Investigating the role of sexual conflict in parasitoid-host eco-evolutionary dynamics
Finding ways to grow enough food to sustain the ever-growing human population while minimising detrimental impacts on the natural environment is a pressing global challenge [1,2]. Current food production systems rely heavily on the use of agro-chemicals for pest control, the negative impacts of which are extreme for species, ecosystems and for climate change [3-7]. Integrated pest management (IPM) is one strategy that will be critical if we are to feed the human population without inflicting irreversible environmental damage. IPM prioritizes biodiversity-based pest control and considers the use of chemical pesticides only as a last resort .
Parasitoid wasps are a large group of insects, which are commonly used as a chemical-free means of controlling insect pests (biological control). Adults are free-living, females lay their eggs on or in other species and their offspring feed on this host, typically another insect, invariably killing it. In addition to their economic value, parasitoid wasps have long been used by blue skies researchers to understand fundamental questions about evolution, ecology and physiology [9,10]. This research has supported their use in crop protection and assisted biocontrol practitioners in selecting the most appropriate species to control a given pest [9,10].
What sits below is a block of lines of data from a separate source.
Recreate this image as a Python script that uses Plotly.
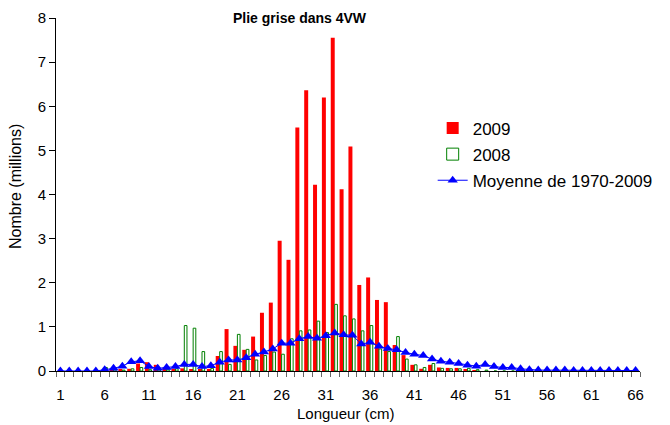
import plotly.graph_objects as go

# Longueur (cm) 1..66
longueur = list(range(1, 67))

# Nombre (millions)
nb_2009 = [0, 0, 0, 0, 0, 0, 0.02, 0.03, 0.05, 0.17,
           0.2, 0.14, 0.08, 0.05, 0.06, 0.03, 0.03, 0.05, 0.34, 0.95,
           0.57, 0.48, 0.78, 1.32, 1.55, 2.95, 2.52, 5.52, 6.36, 4.22,
           6.2, 7.55, 4.12, 5.09, 1.95, 2.12, 1.61, 1.56, 0.59, 0.36,
           0.14, 0.05, 0.14, 0.08, 0.07, 0.07, 0.03, 0.02, 0, 0,
           0, 0, 0, 0, 0, 0, 0, 0, 0, 0,
           0, 0, 0, 0, 0, 0]

nb_2008 = [0, 0, 0, 0, 0, 0.08, 0.03, 0.02, 0.05, 0.08,
           0.03, 0.03, 0.04, 0.05, 1.03, 0.97, 0.44, 0.06, 0.44, 0.15,
           0.83, 0.49, 0.25, 0.35, 0.43, 0.38, 0.73, 0.91, 0.93, 1.13,
           0.87, 1.51, 1.25, 1.18, 0.91, 1.03, 0.5, 0.44, 0.78, 0.27,
           0.14, 0.08, 0.17, 0.06, 0.05, 0.05, 0.06, 0.03, 0.02, 0,
           0, 0, 0, 0, 0, 0, 0, 0, 0, 0,
           0, 0, 0, 0, 0, 0]

moyenne = [0, 0, 0, 0, 0, 0.03, 0.06, 0.11, 0.21, 0.23,
           0.1, 0.06, 0.08, 0.1, 0.15, 0.15, 0.1, 0.12, 0.2, 0.25,
           0.25, 0.3, 0.38, 0.43, 0.5, 0.63, 0.63, 0.73, 0.78, 0.74,
           0.8, 0.86, 0.82, 0.81, 0.61, 0.65, 0.56, 0.51, 0.48, 0.42,
           0.38, 0.35, 0.27, 0.22, 0.2, 0.17, 0.13, 0.11, 0.15, 0.1,
           0.08, 0.08, 0.05, 0.03, 0.02, 0.02, 0.02, 0.02, 0.01, 0.01,
           0.01, 0.01, 0.01, 0.01, 0.01, 0.01]

x_labels = list(range(1, 67, 5))
boundaries = [v + 0.5 for v in range(0, 67)]

FONT = "Liberation Sans, Arial, sans-serif"

fig = go.Figure()
fig.add_trace(go.Bar(x=longueur, y=nb_2009, name="2009", width=0.45, offset=-0.45,
                     marker=dict(color="#FF0000", line=dict(width=0)),
                     legendgroup="a"))
fig.add_trace(go.Bar(x=longueur, y=nb_2008, name="2008", width=0.3, offset=0.0,
                     marker=dict(color="white", line=dict(color="#008000", width=1)),
                     legendgroup="b"))
fig.add_trace(go.Scatter(x=longueur, y=moyenne, name="Moyenne de 1970-2009", mode="lines+markers",
                         line=dict(color="#0000FF", width=1),
                         marker=dict(symbol="triangle-up", size=9, color="#0000FF"),
                         legendgroup="c"))

# the page body adds an 8px offset, so the margins are shifted by 8px
fig.update_layout(
    width=670, height=425,
    margin=dict(l=48, r=38, t=10, b=62, autoexpand=False),
    paper_bgcolor="white", plot_bgcolor="white",
    font=dict(family=FONT, size=15, color="black"),
    barmode="overlay",
    legend=dict(x=0.645, y=0.738, xanchor="left", yanchor="top",
                font=dict(size=17), tracegroupgap=1, bgcolor="rgba(0,0,0,0)"),
    showlegend=True,
    xaxis=dict(
        range=[0.5, 66.5], tickmode="array", tickvals=x_labels,
        ticks="", ticklabelstandoff=10, showgrid=False, zeroline=False,
        showline=True, linecolor="black", linewidth=1, automargin=False,
        minor=dict(tickmode="array", tickvals=boundaries, ticks="outside",
                   ticklen=5, tickcolor="#666666", tickwidth=1, showgrid=False),
    ),
    # overlay axis only draws the inner half of the crossing x ticks
    xaxis2=dict(
        overlaying="x", anchor="y", side="bottom", range=[0.5, 66.5],
        showticklabels=False, showline=False, showgrid=False, zeroline=False,
        ticks="", tickmode="array", tickvals=x_labels, automargin=False,
        minor=dict(tickmode="array", tickvals=boundaries, ticks="inside",
                   ticklen=5, tickcolor="#666666", tickwidth=1, showgrid=False),
    ),
    yaxis=dict(
        range=[0, 8], tickmode="array", tickvals=list(range(0, 9)),
        ticks="outside", ticklen=6, tickcolor="black", showgrid=False, zeroline=False,
        showline=True, linecolor="black", linewidth=1, automargin=False,
    ),
)

# titles placed as annotations so their positions can match the reference
fig.add_annotation(text="<b>Plie grise dans 4VW</b>", xref="paper", yref="paper",
                   x=(300 - 56) / 584, y=1.0, xanchor="center", yanchor="middle",
                   showarrow=False, font=dict(size=14))
fig.add_annotation(text="Longueur (cm)", xref="paper", yref="paper",
                   x=(346 - 56) / 584, y=-(413 - 371) / 353, xanchor="center", yanchor="middle",
                   showarrow=False, font=dict(size=15))
fig.add_annotation(text="Nombre (millions)", xref="paper", yref="paper",
                   x=-(56 - 15) / 584, y=(371 - 187) / 353, xanchor="center", yanchor="middle",
                   textangle=-90, showarrow=False, font=dict(size=16))

fig.write_html("out.html")
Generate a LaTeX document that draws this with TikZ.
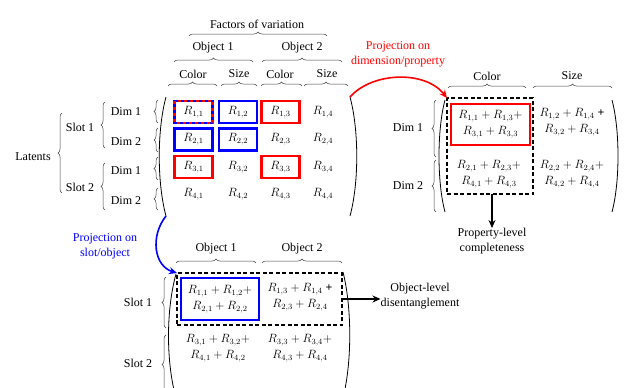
\documentclass[tikz,border=0pt]{standalone}
\usepackage{fontspec}
\setmainfont{Liberation Serif}
\usetikzlibrary{decorations.pathreplacing,arrows.meta}
\begin{document}
\begin{tikzpicture}[x=1pt,y=-1pt,font=\fontsize{12}{15}\selectfont,
  ent/.style={inner sep=0pt,outer sep=0pt,minimum width=38pt,minimum height=22pt},
  ment/.style={inner sep=0pt,outer sep=0pt,align=center,font=\fontsize{12}{16}\selectfont},
  bbox/.style={draw=blue,line width=2.2pt},
  rbox/.style={draw=red,line width=2.2pt},
  brc/.style={decorate,decoration={brace,amplitude=4pt},draw=black!75,line width=0.5pt},
  paren/.style={line width=0.8pt},
  dbox/.style={draw,line width=2pt,dash pattern=on 4pt off 2.5pt,inner sep=0pt,outer sep=0pt},
  lbl/.style={inner sep=0pt,align=center},
  conn/.style={-{Stealth[length=8pt,width=7pt]},line width=1.3pt}]
\useasboundingbox (0,0) rectangle (640,388);

% ---------- top matrix headers ----------
\node[lbl] (fov) at (257,24) {Factors of variation};
\draw[brc] (189,36) -- (327,36);
\node[lbl] (o1) at (213,48) {Object 1};
\node[lbl] (o2) at (302,48) {Object 2};
\draw[brc] (174,62) -- (253,62);
\draw[brc] (262,62) -- (342,62);
\node[lbl] (c1) at (193,74) {Color};
\node[lbl] (s1) at (239,74) {Size};
\node[lbl] (c2) at (280,74) {Color};
\node[lbl] (s2) at (327,74) {Size};
\draw[brc] (168,86) -- (217,86);
\draw[brc] (221,86) -- (257,86);
\draw[brc] (261,86) -- (302,86);
\draw[brc] (304,86) -- (348,86);

% ---------- top matrix left labels ----------
\draw[brc] (158,123) -- (158,100);
\draw[brc] (158,152) -- (158,128);
\draw[brc] (158,180) -- (158,157);
\draw[brc] (158,210) -- (158,188);
\node[lbl] (d1) at (126,112) {Dim 1};
\node[lbl] (d2) at (126,142) {Dim 2};
\node[lbl] (d3) at (126,171) {Dim 1};
\node[lbl] (d4) at (126,201) {Dim 2};
\draw[brc] (105,148) -- (105,102);
\draw[brc] (105,210) -- (105,163);
\node[lbl] (sl1) at (80,127) {Slot 1};
\node[lbl] (sl2) at (80,187) {Slot 2};
\draw[brc] (62,193) -- (62,113);
\node[lbl] (lat) at (33,157) {Latents};

% ---------- top matrix ----------
\coordinate (tpTL) at (166,97);
\coordinate (tpBL) at (166,216);
\coordinate (tpTR) at (350,97);
\coordinate (tpBR) at (350,216);
\draw[paren] (tpTL) .. controls (157,130) and (157,183) .. (tpBL);
\draw[paren] (tpTR) .. controls (359,130) and (359,183) .. (tpBR);

\node[ent,bbox] (m11) at (193.5,112) {$R_{1,1}$};
\draw[red,line width=2.2pt,dash pattern=on 3pt off 3pt] (m11.north west) rectangle (m11.south east);
\node[ent,bbox] (m12) at (238,112) {$R_{1,2}$};
\node[ent,rbox] (m13) at (280.5,112) {$R_{1,3}$};
\node[ent] (m14) at (323,112) {$R_{1,4}$};
\node[ent,bbox] (m21) at (193.5,139.5) {$R_{2,1}$};
\node[ent,bbox] (m22) at (238,139.5) {$R_{2,2}$};
\node[ent] (m23) at (280.5,139.5) {$R_{2,3}$};
\node[ent] (m24) at (323,139.5) {$R_{2,4}$};
\node[ent,rbox] (m31) at (193.5,167) {$R_{3,1}$};
\node[ent] (m32) at (238,167) {$R_{3,2}$};
\node[ent,rbox] (m33) at (280.5,167) {$R_{3,3}$};
\node[ent] (m34) at (323,167) {$R_{3,4}$};
\node[ent] (m41) at (193.5,194) {$R_{4,1}$};
\node[ent] (m42) at (238,194) {$R_{4,2}$};
\node[ent] (m43) at (280.5,194) {$R_{4,3}$};
\node[ent] (m44) at (323,194) {$R_{4,4}$};

% ---------- right matrix ----------
\node[lbl] (rc) at (487,76) {Color};
\node[lbl] (rs) at (572,76) {Size};
\draw[brc] (448,88) -- (526,88);
\draw[brc] (533,88) -- (612,88);
\draw[brc] (436,157) -- (436,100);
\draw[brc] (436,212) -- (436,160);
\node[lbl] (rd1) at (408,128) {Dim 1};
\node[lbl] (rd2) at (408,186) {Dim 2};
\draw[paren] (445,100) .. controls (437,130) and (437,182) .. (445,212);
\draw[paren] (612,100) .. controls (620,130) and (620,182) .. (612,212);

\node[dbox,minimum width=86pt,minimum height=96pt] (dP) at (490,146) {};
\node[ment,rbox,minimum width=79pt,minimum height=41pt] (r11) at (490.5,124.5) {$R_{1,1}+R_{1,3}+$\\$R_{3,1}+R_{3,3}$};
\node[ment] (r12) at (572,122.5) {$R_{1,2}+R_{1,4}$ \textbf{+}\\$R_{3,2}+R_{3,4}$};
\node[ment] (r21) at (489,174.5) {$R_{2,1}+R_{2,3}+$\\$R_{4,1}+R_{4,3}$};
\node[ment] (r22) at (572,174.5) {$R_{2,2}+R_{2,4}+$\\$R_{4,2}+R_{4,4}$};

\node[lbl,anchor=north] (prop) at (492,228) {Property-level\\completeness};
\draw[conn] (dP.south -| prop.north) -- (prop.north);

\node[lbl,red] (projD) at (398,54) {Projection on\\dimension/property};
\draw[conn,red,line width=1.6pt] (tpTR) .. controls (372,72) and (425,70) .. (dP.north west);

% ---------- bottom matrix ----------
\node[lbl] (bo1) at (216,249) {Object 1};
\node[lbl] (bo2) at (302,249) {Object 2};
\draw[brc] (176,263) -- (256,263);
\draw[brc] (262,263) -- (342,263);
\draw[brc] (166,328) -- (166,277);
\draw[brc] (166,394) -- (166,335);
\node[lbl] (bs1) at (138,302) {Slot 1};
\node[lbl] (bs2) at (138,363) {Slot 2};
\draw[paren] (176,274) .. controls (166,310) and (166,362) .. (176,398);
\draw[paren] (343,272) .. controls (352,308) and (352,362) .. (343,398);

\node[dbox,minimum width=165pt,minimum height=52pt] (dO) at (259.5,299) {};
\node[ment,bbox,minimum width=78pt,minimum height=42pt] (b11) at (220,299) {$R_{1,1}+R_{1,2}+$\\$R_{2,1}+R_{2,2}$};
\node[ment] (b12) at (300,297.5) {$R_{1,3}+R_{1,4}$ \textbf{+}\\$R_{2,3}+R_{2,4}$};
\node[ment] (b21) at (218,348.5) {$R_{3,1}+R_{3,2}+$\\$R_{4,1}+R_{4,2}$};
\node[ment] (b22) at (300,348.5) {$R_{3,3}+R_{3,4}+$\\$R_{4,3}+R_{4,4}$};

\node[lbl] (objl) at (420,296) {Object-level\\disentanglement};
\draw[conn] (dO.east) -- (objl.west |- dO.east);

\node[lbl,blue] (projS) at (105,246) {Projection on\\slot/object};
\draw[conn,blue,line width=1.6pt] (tpBL) .. controls (150,236) and (154,266) .. (dO.north west);
\end{tikzpicture}
\end{document}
Despite the abundance of studies on parasitoid behavioural ecology, these species have received little attention in studies of sexual selection and sexual conflict . Sexual conflict occurs when the optimum strategy or trait is different for males and females . For instance, the optimal mating rate is generally higher for males than females. This can result in reduced fitness for females if accepting or resisting superfluous male copulation attempts is costly [12, 13]. If these costs manifest as reduced offspring production, there can be consequences for recruitment and even population viability 
For parasitoid wasps in natural and agricultural settings, sexual conflict may have profound consequences for parasitism rates. Understanding the extent to which sexual conflict influences individual and population fitness in these insects provides new and valuable information on how aspects of these species’ mating systems can influence host-parasitoid dynamics and coevolution as well as the efficacy of pest control under different IPM scenarios.
This project aims to understand how sexual conflict in parasitoid wasps influences parasitism rates and the stability of host-parasitoid systems. The project will use a combination of individual-based modelling, lab-based fitness assays and field sampling using the sexual/asexual aphid parasitoid Lysiphlebus fabarum to address four main objectives:
1. Model the consequences of sexual conflict on parasitism rate and the fitness of parasitoid and host.
2. Assay the fitness of female L. fabarum that experience variation in sexual conflict through exposure to different numbers of males during oviposition in the lab.
3. Estimate variation in sexual conflict L. fabarum populations across the UK based on reproductive mode (sexual or asexual reproduction) and the sex ratio.
4. Test how the sex ratio and reproductive mode (sexual or asexual) influences the stability of host-parasitoid interactions at different spatial scales in L. fabarum .
The project will use the resevol R package (developed by supervisor Duthie ) as a foundation to model interactions between parasitoids and hosts depending on the sex ratio and its effects on fitness. This extension of the resevol package to include parasitoid-host dynamics and co-evolution will have applications beyond this project for the modelling of the likely success of parasitoid-based biocontrol in a range of agricultural scenarios. The empirical findings generated by this project will provide novel fundamental insights into how sexual conflict modifies host-parasitoid dynamics and the stability of their interactions in natural and agricultural settings.
The student should have a background in evolutionary ecology and experience in running lab-based fitness assays and conducting field work using insect model systems. Ideally the student will have some experience in insect rearing and data analysis and/or programming in R. The student will benefit from supervisor expertise in theory, individual-based modelling, lab-based experiments and field monitoring of parasitoid-host populations.